Instructions to follow: Print, exactly as they stand, the lines from the start of the listing to the line containing "import * as", inclusive.

——————————

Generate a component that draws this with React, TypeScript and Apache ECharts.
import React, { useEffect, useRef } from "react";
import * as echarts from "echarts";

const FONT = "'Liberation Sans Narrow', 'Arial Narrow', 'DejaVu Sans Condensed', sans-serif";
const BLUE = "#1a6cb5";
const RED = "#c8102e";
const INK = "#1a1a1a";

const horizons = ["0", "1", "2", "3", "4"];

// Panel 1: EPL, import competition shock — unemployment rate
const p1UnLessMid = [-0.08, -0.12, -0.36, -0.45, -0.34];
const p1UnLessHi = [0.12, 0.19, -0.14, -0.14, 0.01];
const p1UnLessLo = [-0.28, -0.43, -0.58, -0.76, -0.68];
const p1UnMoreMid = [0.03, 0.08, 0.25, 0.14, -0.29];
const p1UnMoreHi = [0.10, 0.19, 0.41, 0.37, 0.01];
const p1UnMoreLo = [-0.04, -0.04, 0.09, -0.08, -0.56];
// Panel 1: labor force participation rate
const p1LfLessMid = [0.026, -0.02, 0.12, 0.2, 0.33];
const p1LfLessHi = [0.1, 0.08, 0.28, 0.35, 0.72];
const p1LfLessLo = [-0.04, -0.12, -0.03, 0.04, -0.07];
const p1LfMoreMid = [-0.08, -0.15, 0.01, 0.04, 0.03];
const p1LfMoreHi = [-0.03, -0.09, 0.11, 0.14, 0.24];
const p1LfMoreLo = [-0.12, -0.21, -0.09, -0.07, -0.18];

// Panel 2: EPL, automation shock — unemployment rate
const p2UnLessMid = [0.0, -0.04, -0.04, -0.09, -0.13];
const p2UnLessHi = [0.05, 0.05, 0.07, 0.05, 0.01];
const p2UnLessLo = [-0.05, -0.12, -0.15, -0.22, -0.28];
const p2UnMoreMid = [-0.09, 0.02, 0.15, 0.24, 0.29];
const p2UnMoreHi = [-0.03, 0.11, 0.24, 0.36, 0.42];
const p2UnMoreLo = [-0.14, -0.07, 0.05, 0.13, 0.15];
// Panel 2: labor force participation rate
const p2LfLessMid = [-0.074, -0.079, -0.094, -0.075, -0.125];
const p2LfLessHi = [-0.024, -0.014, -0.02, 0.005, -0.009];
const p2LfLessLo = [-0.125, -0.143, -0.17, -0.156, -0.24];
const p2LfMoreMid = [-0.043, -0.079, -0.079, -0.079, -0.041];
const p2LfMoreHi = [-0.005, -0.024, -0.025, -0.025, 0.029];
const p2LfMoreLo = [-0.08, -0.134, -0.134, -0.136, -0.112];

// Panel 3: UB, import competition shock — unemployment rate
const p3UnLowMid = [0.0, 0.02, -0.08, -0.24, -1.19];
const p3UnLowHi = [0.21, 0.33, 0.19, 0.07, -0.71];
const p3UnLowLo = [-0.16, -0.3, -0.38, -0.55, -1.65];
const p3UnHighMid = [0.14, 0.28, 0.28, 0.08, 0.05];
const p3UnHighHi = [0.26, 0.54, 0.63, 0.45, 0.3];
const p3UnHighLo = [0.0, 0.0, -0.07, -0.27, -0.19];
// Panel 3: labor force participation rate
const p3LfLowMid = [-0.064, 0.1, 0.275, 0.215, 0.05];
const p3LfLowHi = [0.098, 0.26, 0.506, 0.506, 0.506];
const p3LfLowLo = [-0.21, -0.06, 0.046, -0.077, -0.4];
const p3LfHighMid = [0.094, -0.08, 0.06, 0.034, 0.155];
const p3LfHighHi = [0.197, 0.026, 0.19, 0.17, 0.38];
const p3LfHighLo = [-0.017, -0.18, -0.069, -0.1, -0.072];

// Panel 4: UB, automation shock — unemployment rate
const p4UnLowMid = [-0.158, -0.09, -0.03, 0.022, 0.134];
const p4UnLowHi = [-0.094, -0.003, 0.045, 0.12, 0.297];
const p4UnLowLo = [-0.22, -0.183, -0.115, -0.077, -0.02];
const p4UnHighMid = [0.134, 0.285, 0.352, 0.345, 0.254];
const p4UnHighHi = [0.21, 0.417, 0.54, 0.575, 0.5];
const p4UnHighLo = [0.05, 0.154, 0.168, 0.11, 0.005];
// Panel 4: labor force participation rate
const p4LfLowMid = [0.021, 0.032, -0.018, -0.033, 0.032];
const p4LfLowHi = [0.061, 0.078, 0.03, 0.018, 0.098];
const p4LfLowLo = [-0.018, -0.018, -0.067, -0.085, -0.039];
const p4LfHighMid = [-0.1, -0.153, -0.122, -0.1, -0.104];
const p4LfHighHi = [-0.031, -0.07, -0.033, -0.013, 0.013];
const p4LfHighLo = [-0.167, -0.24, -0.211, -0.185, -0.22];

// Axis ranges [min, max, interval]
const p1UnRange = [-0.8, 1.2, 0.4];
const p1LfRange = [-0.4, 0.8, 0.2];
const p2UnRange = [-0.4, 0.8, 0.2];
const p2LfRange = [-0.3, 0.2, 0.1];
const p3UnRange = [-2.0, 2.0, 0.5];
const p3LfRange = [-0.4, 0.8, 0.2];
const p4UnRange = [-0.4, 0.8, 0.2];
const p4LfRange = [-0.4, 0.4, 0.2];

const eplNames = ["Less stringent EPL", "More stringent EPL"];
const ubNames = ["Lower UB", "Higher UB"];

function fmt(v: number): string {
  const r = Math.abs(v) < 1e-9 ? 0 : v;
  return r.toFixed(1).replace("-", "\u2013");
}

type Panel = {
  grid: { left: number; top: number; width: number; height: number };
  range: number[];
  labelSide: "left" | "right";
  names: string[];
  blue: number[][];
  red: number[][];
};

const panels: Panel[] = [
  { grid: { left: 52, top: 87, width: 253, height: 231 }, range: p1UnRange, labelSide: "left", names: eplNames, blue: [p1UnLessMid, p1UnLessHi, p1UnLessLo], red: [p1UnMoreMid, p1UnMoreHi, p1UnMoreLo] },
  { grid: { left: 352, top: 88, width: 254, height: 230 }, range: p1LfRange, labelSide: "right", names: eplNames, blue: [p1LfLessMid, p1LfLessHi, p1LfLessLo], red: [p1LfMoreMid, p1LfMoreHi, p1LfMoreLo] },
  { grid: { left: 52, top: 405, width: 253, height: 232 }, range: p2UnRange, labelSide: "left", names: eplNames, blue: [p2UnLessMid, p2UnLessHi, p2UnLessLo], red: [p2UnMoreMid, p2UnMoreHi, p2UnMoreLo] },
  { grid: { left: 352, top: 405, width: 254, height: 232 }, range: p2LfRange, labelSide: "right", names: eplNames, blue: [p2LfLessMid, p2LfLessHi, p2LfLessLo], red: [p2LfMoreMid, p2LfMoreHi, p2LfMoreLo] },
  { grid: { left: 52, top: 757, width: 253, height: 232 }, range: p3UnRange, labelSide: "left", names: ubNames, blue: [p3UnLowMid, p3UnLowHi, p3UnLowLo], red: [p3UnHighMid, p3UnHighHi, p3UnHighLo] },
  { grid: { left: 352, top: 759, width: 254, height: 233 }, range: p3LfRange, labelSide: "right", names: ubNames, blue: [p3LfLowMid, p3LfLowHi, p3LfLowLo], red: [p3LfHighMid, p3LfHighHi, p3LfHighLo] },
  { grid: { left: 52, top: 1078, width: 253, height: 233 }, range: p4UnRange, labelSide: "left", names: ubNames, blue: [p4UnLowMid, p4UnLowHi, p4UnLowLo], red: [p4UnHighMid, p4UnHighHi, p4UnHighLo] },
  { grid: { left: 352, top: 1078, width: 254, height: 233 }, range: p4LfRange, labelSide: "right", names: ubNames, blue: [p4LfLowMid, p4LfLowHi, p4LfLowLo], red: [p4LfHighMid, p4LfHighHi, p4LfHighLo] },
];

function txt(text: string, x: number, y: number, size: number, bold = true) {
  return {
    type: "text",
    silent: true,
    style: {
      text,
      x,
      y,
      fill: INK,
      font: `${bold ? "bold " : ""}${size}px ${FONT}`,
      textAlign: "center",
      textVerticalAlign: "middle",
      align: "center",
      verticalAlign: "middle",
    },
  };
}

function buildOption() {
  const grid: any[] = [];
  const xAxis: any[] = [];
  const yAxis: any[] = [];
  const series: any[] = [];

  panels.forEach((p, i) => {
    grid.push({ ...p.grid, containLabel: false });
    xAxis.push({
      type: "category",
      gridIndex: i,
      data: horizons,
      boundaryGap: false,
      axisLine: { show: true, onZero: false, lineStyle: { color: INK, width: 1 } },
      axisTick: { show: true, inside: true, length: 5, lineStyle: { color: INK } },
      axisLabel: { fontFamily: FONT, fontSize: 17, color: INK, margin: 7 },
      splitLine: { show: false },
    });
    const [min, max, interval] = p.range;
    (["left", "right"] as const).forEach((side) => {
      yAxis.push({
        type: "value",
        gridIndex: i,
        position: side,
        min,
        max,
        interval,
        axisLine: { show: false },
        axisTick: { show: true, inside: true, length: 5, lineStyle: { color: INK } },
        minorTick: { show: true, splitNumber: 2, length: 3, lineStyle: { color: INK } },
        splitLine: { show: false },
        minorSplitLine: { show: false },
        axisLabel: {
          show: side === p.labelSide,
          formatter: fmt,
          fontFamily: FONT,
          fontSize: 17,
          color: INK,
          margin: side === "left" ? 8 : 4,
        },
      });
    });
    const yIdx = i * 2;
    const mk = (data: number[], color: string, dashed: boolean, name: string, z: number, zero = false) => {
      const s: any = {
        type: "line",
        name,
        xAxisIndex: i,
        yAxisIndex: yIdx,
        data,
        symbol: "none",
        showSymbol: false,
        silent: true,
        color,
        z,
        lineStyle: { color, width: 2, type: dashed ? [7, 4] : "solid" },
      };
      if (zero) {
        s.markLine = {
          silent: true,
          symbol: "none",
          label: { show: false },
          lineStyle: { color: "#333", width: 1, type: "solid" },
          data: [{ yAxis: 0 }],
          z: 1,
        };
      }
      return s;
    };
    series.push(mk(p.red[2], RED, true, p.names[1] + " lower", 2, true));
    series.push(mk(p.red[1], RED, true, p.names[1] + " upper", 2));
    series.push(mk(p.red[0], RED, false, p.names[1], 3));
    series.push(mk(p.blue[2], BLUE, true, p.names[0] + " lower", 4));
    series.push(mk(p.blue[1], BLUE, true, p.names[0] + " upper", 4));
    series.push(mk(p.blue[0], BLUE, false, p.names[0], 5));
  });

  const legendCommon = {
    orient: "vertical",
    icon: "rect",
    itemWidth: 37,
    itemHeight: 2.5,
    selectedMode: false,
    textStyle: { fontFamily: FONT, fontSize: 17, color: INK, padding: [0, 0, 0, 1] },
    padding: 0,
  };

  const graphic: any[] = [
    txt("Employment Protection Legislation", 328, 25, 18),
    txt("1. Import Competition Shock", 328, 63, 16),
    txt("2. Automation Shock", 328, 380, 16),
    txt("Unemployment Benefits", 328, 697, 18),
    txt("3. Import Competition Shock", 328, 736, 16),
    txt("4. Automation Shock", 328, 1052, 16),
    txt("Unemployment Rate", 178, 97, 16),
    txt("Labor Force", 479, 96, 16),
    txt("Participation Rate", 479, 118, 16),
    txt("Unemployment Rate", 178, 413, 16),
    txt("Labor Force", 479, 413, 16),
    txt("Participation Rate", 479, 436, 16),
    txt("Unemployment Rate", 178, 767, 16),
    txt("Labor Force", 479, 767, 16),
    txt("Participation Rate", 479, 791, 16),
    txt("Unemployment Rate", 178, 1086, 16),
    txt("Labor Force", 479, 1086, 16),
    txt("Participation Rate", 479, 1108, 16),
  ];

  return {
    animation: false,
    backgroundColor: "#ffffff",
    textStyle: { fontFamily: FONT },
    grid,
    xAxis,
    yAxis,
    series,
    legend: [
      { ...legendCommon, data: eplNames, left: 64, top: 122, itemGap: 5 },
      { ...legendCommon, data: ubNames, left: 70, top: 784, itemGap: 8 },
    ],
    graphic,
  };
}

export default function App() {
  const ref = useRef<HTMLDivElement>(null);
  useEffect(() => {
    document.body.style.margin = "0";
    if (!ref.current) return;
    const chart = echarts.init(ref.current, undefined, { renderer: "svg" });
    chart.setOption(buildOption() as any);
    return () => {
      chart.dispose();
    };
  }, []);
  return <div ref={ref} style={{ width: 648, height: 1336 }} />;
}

——————————

Output for this exercise:
Generate a component that draws this with React, TypeScript and Apache ECharts.
import React, { useEffect, useRef } from "react";
import * as echarts from "echarts";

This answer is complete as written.